Bahkan lebih mengenaskan dan merisaukan hatinya adalah dia kemudian terpojok dengan pilihan harus mengakhiri kontrak agar ‘ Argo’ sewa gerai tidak berjalan, harus membayar kembali kekurangan sewa senilai Rp 300 juta.

Dikarenakan kondisi modal yang sudah kering dan mimpi yang kandas dengan sangat terpaksa menyerahkan surat tanah milik orang tuanya sebagai jaminannya, yang sialnya tidak diberi tanda terima oleh pihak APR.

Ida Bagus mempertanyakan, dan tidak menyangka bagaimana perusahaan milik negara berskala internasional tersebut dapat bertindak semena-mena kepada pengusaha pribumi orang Bali asli, tanpa memperdulikan usaha tersebut apakah berjalan atau tidak.

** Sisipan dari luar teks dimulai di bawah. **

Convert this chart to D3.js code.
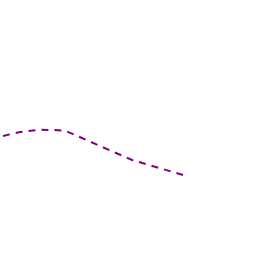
<!DOCTYPE html>
<html><head><meta charset="utf-8">
<script src="https://cdn.jsdelivr.net/npm/d3@7"></script>
<style>html,body{margin:0;padding:0;background:#fff;}</style>
</head><body>
<script>
const xVals = [0, 17, 37, 52, 63, 129, 180];
const yVals = [64, 68, 70.2, 70, 69, 40, 25];

const svg = d3.select("body").append("svg").attr("width",256).attr("height",256);
const x = d3.scaleLinear().domain([0,180]).range([3,183]);
const y = d3.scaleLinear().domain([0,100]).range([200,100]);
const data = xVals.map((v,i)=>({x:v,y:yVals[i]}));
const line = d3.line().x(d=>x(d.x)).y(d=>y(d.y));
svg.append("path").datum(data).attr("d",line)
  .attr("fill","none").attr("stroke","#800080").attr("stroke-width",2)
  .attr("stroke-dasharray","7,6");
</script>
</body></html>
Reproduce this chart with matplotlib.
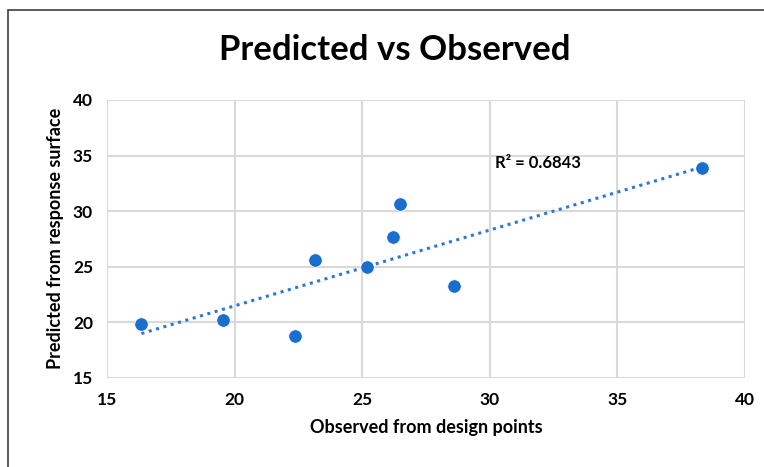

Ibarat sudah jatuh tertimpa tangga, usaha tidak jalan malah kini dia punya tanggungan hutang dan akan dipidanakan dengan dalih ‘telah mencemarkan nama baik’.

“Terlebih surat tanah milik keluarga besarnya pun seakan tergadai, karena harus menebus Rp 300 juta agar surat tersebut kembali,” bener Ida Bagus.

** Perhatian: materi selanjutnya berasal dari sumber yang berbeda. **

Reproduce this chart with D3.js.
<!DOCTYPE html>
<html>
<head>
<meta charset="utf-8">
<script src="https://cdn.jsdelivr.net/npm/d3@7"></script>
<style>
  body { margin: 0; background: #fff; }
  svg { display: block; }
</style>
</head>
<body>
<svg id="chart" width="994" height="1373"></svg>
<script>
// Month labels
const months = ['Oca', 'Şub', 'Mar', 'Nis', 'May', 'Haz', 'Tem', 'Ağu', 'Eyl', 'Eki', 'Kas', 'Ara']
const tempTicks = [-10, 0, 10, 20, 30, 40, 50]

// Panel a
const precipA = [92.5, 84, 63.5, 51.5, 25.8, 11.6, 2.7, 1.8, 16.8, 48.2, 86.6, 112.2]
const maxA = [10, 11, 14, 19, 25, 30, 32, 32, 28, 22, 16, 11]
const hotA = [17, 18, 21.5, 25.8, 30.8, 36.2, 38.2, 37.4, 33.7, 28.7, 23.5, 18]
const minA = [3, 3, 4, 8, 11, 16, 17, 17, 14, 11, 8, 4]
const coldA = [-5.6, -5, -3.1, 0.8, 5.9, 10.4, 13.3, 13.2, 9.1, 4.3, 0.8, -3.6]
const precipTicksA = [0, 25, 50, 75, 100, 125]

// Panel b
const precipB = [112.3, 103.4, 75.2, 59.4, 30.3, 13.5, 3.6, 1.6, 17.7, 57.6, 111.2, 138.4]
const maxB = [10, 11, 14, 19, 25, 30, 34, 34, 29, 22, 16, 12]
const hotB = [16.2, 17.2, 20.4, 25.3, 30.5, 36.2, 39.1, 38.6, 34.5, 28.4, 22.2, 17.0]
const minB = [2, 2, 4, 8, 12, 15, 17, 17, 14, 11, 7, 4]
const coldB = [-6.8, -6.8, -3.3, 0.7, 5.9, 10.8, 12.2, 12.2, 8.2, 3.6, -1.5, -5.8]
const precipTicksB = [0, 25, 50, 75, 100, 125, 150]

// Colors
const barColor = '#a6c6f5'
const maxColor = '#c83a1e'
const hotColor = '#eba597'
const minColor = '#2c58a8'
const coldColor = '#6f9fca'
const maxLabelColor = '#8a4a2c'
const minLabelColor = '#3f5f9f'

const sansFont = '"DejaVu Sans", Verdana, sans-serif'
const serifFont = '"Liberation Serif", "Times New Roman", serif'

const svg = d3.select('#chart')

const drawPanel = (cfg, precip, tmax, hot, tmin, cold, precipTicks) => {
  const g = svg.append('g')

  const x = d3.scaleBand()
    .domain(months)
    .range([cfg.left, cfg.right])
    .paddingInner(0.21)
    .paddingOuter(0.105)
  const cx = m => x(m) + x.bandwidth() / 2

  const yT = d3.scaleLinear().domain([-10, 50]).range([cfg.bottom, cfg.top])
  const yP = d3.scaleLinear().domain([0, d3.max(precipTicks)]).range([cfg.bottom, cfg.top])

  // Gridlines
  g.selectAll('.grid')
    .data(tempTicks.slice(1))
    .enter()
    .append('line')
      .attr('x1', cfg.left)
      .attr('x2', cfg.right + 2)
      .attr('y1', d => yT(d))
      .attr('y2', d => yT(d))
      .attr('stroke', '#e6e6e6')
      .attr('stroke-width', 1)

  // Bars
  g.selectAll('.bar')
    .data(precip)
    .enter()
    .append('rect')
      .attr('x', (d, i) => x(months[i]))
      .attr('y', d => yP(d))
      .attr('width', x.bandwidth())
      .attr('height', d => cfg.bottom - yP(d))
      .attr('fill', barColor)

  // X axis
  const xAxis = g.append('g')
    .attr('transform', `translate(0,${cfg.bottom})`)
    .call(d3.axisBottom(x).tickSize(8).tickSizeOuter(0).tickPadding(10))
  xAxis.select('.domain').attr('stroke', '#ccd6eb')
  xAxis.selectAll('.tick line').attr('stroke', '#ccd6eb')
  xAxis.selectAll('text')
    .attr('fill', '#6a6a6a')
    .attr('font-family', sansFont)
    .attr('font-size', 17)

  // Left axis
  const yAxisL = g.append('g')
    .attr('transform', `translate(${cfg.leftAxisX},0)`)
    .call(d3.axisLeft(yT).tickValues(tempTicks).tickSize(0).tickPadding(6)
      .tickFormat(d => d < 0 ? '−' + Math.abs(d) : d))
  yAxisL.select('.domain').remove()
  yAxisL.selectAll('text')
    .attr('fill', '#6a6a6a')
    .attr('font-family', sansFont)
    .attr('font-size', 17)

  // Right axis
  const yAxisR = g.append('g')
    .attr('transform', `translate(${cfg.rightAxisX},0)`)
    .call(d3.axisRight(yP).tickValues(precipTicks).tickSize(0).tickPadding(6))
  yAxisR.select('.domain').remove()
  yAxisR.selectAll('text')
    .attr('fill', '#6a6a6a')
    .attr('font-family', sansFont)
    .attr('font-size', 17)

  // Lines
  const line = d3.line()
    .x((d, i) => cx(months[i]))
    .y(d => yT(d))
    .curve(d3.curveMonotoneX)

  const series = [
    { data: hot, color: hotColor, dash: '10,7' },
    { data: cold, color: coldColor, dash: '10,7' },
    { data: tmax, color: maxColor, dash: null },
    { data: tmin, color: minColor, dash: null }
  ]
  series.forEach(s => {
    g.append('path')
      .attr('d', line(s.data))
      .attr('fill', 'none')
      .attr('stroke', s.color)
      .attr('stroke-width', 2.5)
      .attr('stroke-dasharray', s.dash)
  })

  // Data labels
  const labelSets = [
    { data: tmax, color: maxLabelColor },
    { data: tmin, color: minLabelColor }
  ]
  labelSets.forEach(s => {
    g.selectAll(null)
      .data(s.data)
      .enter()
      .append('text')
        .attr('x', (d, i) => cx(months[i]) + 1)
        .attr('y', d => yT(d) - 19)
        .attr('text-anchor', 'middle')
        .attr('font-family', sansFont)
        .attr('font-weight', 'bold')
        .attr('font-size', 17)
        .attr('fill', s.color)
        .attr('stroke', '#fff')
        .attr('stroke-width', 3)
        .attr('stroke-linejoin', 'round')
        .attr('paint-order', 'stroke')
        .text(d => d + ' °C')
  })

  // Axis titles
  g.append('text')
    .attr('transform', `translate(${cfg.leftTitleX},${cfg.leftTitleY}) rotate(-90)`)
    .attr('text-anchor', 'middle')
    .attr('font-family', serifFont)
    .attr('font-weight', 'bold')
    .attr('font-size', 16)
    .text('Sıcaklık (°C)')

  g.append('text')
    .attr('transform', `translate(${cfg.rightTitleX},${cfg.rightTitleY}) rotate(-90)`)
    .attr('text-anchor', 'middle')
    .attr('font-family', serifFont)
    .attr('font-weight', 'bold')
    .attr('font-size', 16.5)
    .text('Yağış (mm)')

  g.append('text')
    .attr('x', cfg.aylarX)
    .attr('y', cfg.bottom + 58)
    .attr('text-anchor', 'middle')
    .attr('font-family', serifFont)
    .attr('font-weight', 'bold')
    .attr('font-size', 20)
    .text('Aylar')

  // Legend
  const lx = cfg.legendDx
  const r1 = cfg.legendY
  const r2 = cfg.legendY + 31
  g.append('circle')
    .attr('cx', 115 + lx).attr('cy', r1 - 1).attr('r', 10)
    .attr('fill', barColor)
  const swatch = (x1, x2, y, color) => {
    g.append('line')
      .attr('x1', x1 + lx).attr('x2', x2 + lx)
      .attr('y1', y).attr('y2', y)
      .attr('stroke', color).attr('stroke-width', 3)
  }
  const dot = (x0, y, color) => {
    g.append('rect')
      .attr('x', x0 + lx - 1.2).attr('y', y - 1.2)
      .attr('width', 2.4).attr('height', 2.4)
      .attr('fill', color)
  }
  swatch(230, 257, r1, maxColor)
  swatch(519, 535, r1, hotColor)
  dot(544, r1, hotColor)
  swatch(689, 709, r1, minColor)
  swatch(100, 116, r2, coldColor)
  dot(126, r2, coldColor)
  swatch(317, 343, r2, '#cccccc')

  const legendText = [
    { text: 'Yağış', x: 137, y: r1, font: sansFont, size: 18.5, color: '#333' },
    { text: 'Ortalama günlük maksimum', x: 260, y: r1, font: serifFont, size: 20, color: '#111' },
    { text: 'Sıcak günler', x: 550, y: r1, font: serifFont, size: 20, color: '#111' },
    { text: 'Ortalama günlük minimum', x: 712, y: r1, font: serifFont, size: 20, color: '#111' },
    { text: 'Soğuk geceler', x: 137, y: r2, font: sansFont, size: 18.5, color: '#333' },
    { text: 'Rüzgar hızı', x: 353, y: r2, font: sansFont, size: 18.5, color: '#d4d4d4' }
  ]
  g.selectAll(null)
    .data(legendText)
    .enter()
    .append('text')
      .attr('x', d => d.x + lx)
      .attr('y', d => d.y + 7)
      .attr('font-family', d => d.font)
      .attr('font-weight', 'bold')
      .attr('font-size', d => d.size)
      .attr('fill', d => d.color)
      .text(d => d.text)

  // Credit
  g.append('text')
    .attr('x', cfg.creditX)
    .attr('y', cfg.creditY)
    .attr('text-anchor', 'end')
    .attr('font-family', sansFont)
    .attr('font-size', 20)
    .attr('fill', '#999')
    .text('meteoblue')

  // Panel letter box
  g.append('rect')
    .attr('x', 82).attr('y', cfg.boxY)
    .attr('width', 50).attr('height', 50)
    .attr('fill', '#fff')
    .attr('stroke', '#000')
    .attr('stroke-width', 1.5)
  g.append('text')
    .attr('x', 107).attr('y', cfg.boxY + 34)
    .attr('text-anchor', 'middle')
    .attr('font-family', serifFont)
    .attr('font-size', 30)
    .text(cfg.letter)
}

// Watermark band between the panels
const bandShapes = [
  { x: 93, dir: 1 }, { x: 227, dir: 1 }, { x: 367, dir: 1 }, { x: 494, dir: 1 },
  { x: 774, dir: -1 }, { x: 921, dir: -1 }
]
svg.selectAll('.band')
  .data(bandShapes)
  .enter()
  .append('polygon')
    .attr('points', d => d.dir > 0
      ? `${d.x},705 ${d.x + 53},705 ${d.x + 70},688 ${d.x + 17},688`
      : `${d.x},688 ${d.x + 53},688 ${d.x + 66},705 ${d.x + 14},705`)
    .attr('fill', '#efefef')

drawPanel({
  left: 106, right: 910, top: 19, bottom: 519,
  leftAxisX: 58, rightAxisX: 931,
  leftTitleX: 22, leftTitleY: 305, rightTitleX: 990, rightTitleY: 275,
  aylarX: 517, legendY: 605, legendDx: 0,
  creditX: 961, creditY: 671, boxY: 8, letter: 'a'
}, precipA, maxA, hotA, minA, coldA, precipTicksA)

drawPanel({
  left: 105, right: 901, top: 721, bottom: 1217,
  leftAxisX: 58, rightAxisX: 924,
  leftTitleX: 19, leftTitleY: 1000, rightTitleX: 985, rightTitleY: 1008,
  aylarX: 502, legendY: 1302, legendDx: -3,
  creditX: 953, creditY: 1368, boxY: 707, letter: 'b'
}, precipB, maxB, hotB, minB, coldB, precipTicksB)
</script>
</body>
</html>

Melalui Lembaga Bantuan Hukum Patriot Garuda Nusantara, Ardika Panjaitan SH , Ida Bagus kemudian mengajukan somasi serta mendapat jawaban bahwa salah satu orang yang ikut mengurus kerjasama dengan Angkasa Pura retail tersebut bernama Danang ternyata hanyalah seorang perantara atau calo.

Menurut Ardika, klienya Ida Bagus hingga kini masih mengharapkan iktikad baik dari pihak Angkasa Pura Retail, meskipun pihak nya menjajagi kemungkinan menempuh jalur hukum terkait permasalahan tersebut.

Sekadar informasi, sejauh ini pihak kuasa hukum baru melaporkan ke kantor Ombudsman RI di Jakarta.